Les aphorismes, les mots d’esprit, les saillies, la verve ironique et mordante d’Audiard lui ont valu d’être statufié dans les anthologies des dialoguistes de génie. Les strates des scénarios  que l’on découvre, les éblouissantes analyses de Benoît Denis  dévoilent la vision du monde qu’abritent son panache verbal, sa pyrotechnie alliant stylisation du parler populaire et pessimisme d’un moraliste iconoclaste. L’art de la conversation codifiée en France à l’âge classique se prolonge au 20e siècle dans la machinerie verbale d’Audiard dont l’analyse des rouages rhétoriques n’épuise jamais la puissance.

Dans Simenon, Audiard trouvera un écho de sa conception de l’écriture : se poser comme une surface dansante où piéger la production sérielle de la connerie dont Audiard auscultait le formidable essor dans une France petite-bourgeoise. Loin de former un hybride qui homogénéise ses composantes, la figure qui émerge de la rencontre des trois astres centraux — Simenon, Audiard, Gabin — aiguise leur singularité par leur alliance.
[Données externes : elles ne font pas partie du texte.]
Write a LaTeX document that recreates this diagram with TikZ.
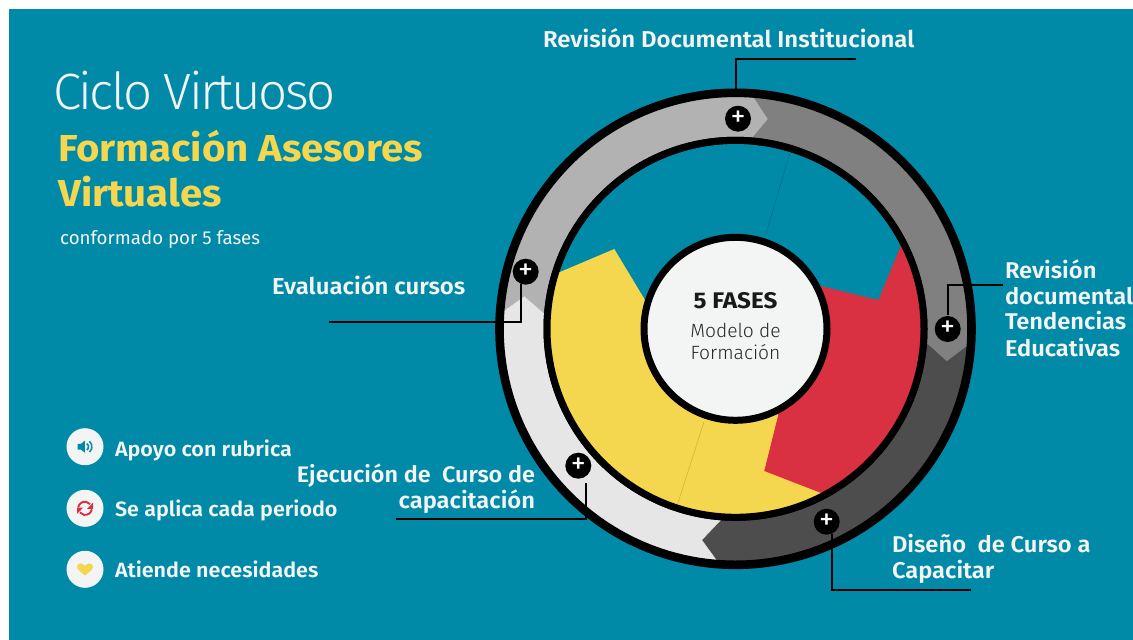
\documentclass[tikz,border=0pt]{standalone}
\usepackage{fontspec}
\usetikzlibrary{calc,arrows.meta}
\setmainfont{Fira Sans}
\newfontfamily\thinfont{Fira Sans Light}
\newfontfamily\titlefont{Fira Sans Light}[LetterSpace=-5]
\newfontfamily\boldfont{Fira Sans}[UprightFont=* SemiBold,FakeStretch=1.04]
\newfontfamily\heavyfont{Fira Sans}[UprightFont=* Bold,FakeStretch=1.07]
\definecolor{bgteal}{HTML}{008AA8}
\definecolor{ringA}{HTML}{B2B2B2}
\definecolor{ringB}{HTML}{808080}
\definecolor{ringC}{HTML}{4D4D4D}
\definecolor{ringD}{HTML}{E6E6E6}
\definecolor{sunny}{HTML}{F5D64F}
\definecolor{crimson}{HTML}{DA3142}
\definecolor{paper}{HTML}{F3F5F5}
\tikzset{
  x=1pt,y=-1pt,
  label/.style={anchor=base west,inner sep=0,outer sep=0,text=paper,font=\boldfont\fontsize{22.8}{22.8}\selectfont},
  labelr/.style={label,anchor=base east},
  legend/.style={label,font=\boldfont\fontsize{20.7}{20.7}\selectfont},
  ringdisc/.style={circle,draw=black,inner sep=0,outer sep=0},
  plusbtn/.style={circle,fill=black,inner sep=0,outer sep=0,minimum size=26pt,text=white,font=\fontsize{30}{30}\selectfont},
  lead/.style={draw=black,line width=2pt},
  iconbg/.style={circle,fill=paper,inner sep=0,outer sep=0,minimum size=37pt},
  faint/.style={line width=.5pt,draw=black,opacity=.18}
}
\newcommand{\ringseg}[8]{%
  \fill[#1,draw=#1,line width=.4pt] (#2) -- (#3) -- (#4) -- (#5) -- (#6) -- (#7) -- (#8) -- (hub) -- cycle;}
\begin{document}
\begin{tikzpicture}
\useasboundingbox (0,0) rectangle (1133,640);
\fill[white] (0,0) rectangle (1133,640);
\fill[bgteal] (9,9) rectangle (1133,640);
\coordinate (hub) at (735.5,328.8);
% chevrons
\coordinate (topT) at (768.3,119);  \coordinate (topO) at (755,99);     \coordinate (topI) at (752.7,137.7);
\coordinate (rgtT) at (946.7,361.7);\coordinate (rgtO) at (966.7,346.7);\coordinate (rgtI) at (928.3,345);
\coordinate (botT) at (701.7,540);  \coordinate (botO) at (716.7,560.7);\coordinate (botI) at (720,520.7);
\coordinate (lftT) at (524.3,296.7);\coordinate (lftO) at (503.3,311.7);\coordinate (lftI) at (543.3,313.3);
\foreach \n in {top,rgt,bot,lft}{
  \coordinate (\n X) at ($(\n T)!1.6!(\n O)$);
  \coordinate (\n Y) at ($(\n T)!1.3!(\n I)$);
}
\begin{scope}
  \clip (hub) circle (236pt);
  \ringseg{ringA}{lftY}{lftT}{lftX}{436,29}{topX}{topT}{topY}
  \ringseg{ringB}{topY}{topT}{topX}{1036,29}{rgtX}{rgtT}{rgtY}
  \ringseg{ringC}{rgtY}{rgtT}{rgtX}{1036,629}{botX}{botT}{botY}
  \ringseg{ringD}{botY}{botT}{botX}{436,629}{lftX}{lftT}{lftY}
\end{scope}
\node[ringdisc,line width=8.6pt,minimum size=472pt] (outerring) at (hub) {};
\node[ringdisc,line width=7pt,minimum size=377pt,fill=bgteal] (innerring) at (hub) {};
\begin{scope}
  \clip (hub) circle (187pt);
  \fill[sunny] (hub) -- (645,300) -- (614.3,249) -- (559.3,272.3) -- (520,289) -- (500,600) -- (900,600) -- cycle;
  \fill[crimson] (hub) -- (820.7,286) -- (878.3,300) -- (921,197) -- (1000,200) -- (1000,510) -- (860,508) -- (764.3,471) -- (778.3,415) -- cycle;
  \draw[faint] (790,153) -- (765,236.7);
  \draw[faint] (704,421.7) -- (677.3,505);
\end{scope}
\draw[line width=7pt] (hub) circle (188.5pt);
\node[ringdisc,line width=7pt,minimum size=183pt,fill=paper,align=center] (core) at (hub) {};
\node[anchor=base,inner sep=0,font=\heavyfont\fontsize{22.6}{22.6}\selectfont,text=black!90] (coreA) at (735.5,308) {5 FASES};
\node[anchor=base,inner sep=0,font=\thinfont\fontsize{19.2}{19.2}\selectfont,text=black!85] (coreB) at (735.5,337) {Modelo de};
\node[anchor=base,inner sep=0,font=\thinfont\fontsize{19.2}{19.2}\selectfont,text=black!85] (coreC) at (735.5,359) {Formación};
% plus buttons
\node[plusbtn] (pTop) at (738,118.7) {+};
\node[plusbtn] (pLft) at (525.7,271.7) {+};
\node[plusbtn] (pRgt) at (947.7,329) {+};
\node[plusbtn] (pBL) at (578.3,465.7) {+};
\node[plusbtn] (pBR) at (826.7,521.7) {+};
% connectors
\coordinate (eTop) at (856,59);
\coordinate (eLft) at (329,322);
\coordinate (eRgt) at (1003,285);
\coordinate (eBL) at (396,519);
\coordinate (eBR) at (971,590);
\draw[lead] (outerring.90) |- (eTop);
\draw[lead] (pLft.-112) |- (eLft);
\draw[lead,shorten <=1pt] (pRgt.north) |- (eRgt);
\draw[lead,shorten <=7pt] (pBL.-54) |- (eBL);
\draw[lead] (pBR.-67) |- (eBR);
% labels
\node[anchor=base west,inner sep=0,text=paper,font=\titlefont\fontsize{51}{51}\selectfont] (title) at (53,109.5) {Ciclo Virtuoso};
\node[anchor=base west,inner sep=0,text=sunny,font=\heavyfont\fontsize{37.5}{37.5}\selectfont] (subA) at (58,161.7) {Formación Asesores};
\node[anchor=base west,inner sep=0,text=sunny,font=\heavyfont\fontsize{37.5}{37.5}\selectfont] (subB) at (58,206.4) {Virtuales};
\node[anchor=base west,inner sep=0,text=paper,font=\fontsize{18.7}{18.7}\selectfont] (subC) at (60,244) {conformado por 5 fases};
\node[label,font=\boldfont\fontsize{23}{23}\selectfont] (lTop) at (543,47.5) {Revisión Documental Institucional};
\node[label,font=\boldfont\fontsize{23}{23}\selectfont] (lLft) at (272,294.5) {Evaluación cursos};
\node[label] (lRgtA) at (1005,278) {Revisión};
\node[label] (lRgtB) at (1005,304) {documental};
\node[label] (lRgtC) at (1005,329) {Tendencias};
\node[label] (lRgtD) at (1005,356) {Educativas};
\node[labelr,font=\boldfont\fontsize{22.5}{22.5}\selectfont] (lBLa) at (535,482) {Ejecución de\ \ Curso de};
\node[labelr] (lBLb) at (535,508) {capacitación};
\node[label] (lBRa) at (892,552.5) {Diseño\ \ de Curso a};
\node[label] (lBRb) at (892,578) {Capacitar};
% legend
\node[iconbg] (icoA) at (85,446.7) {};
\node[iconbg] (icoB) at (85,508.3) {};
\node[iconbg] (icoC) at (85,569.3) {};
\node[legend] (legA) at (115,456) {Apoyo con rubrica};
\node[legend] (legB) at (115,516) {Se aplica cada periodo};
\node[legend] (legC) at (115,577.5) {Atiende necesidades};
% speaker
\begin{scope}[shift={(icoA)}]
  \fill[bgteal] (-7.5,-2.8) -- (-4.2,-2.8) -- (-0.2,-6) -- (-0.2,6) -- (-4.2,2.8) -- (-7.5,2.8) -- cycle;
  \draw[bgteal,line width=1.5pt] (1.8,-3.2) arc (-58:58:3.8);
  \draw[bgteal,line width=1.5pt] (4.4,-5.4) arc (-50:50:7);
\end{scope}
% refresh
\begin{scope}[shift={(icoB)}]
  \draw[crimson,line width=1.9pt] (-6.8,-1) arc (190:320:6.8);
  \fill[crimson] (8,-5.6) -- (8,0.6) -- (2,0.6) -- cycle;
  \draw[crimson,line width=1.9pt] (6.8,1) arc (10:140:6.8);
  \fill[crimson] (-8,5.6) -- (-8,-0.6) -- (-2,-0.6) -- cycle;
\end{scope}
% heart
\fill[sunny,shift={(icoC)}] (0,6.3) .. controls (-3,3.6) and (-8,0.6) .. (-8,-2.6) .. controls (-8,-6.6) and (-2,-7) .. (0,-3.4) .. controls (2,-7) and (8,-6.6) .. (8,-2.6) .. controls (8,0.6) and (3,3.6) .. (0,6.3) -- cycle;
\end{tikzpicture}
\end{document}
Dans une éthique de fidélité au texte (hormis peut-être dans Le président conspué pour le « dévoiement idéologique du roman »), Audiard a ouvert les œuvres de Simenon à des possibles, des devenirs qui sont autant simenoniens qu’audiardiens. C’est ce même geste d’ouverture que Benoît Denis et ceux qui ont contribué à l’édition de ce volume mettent en œuvre, nous tendant le triangle d’or d’une poudre filmique aux effets explosants-fixes.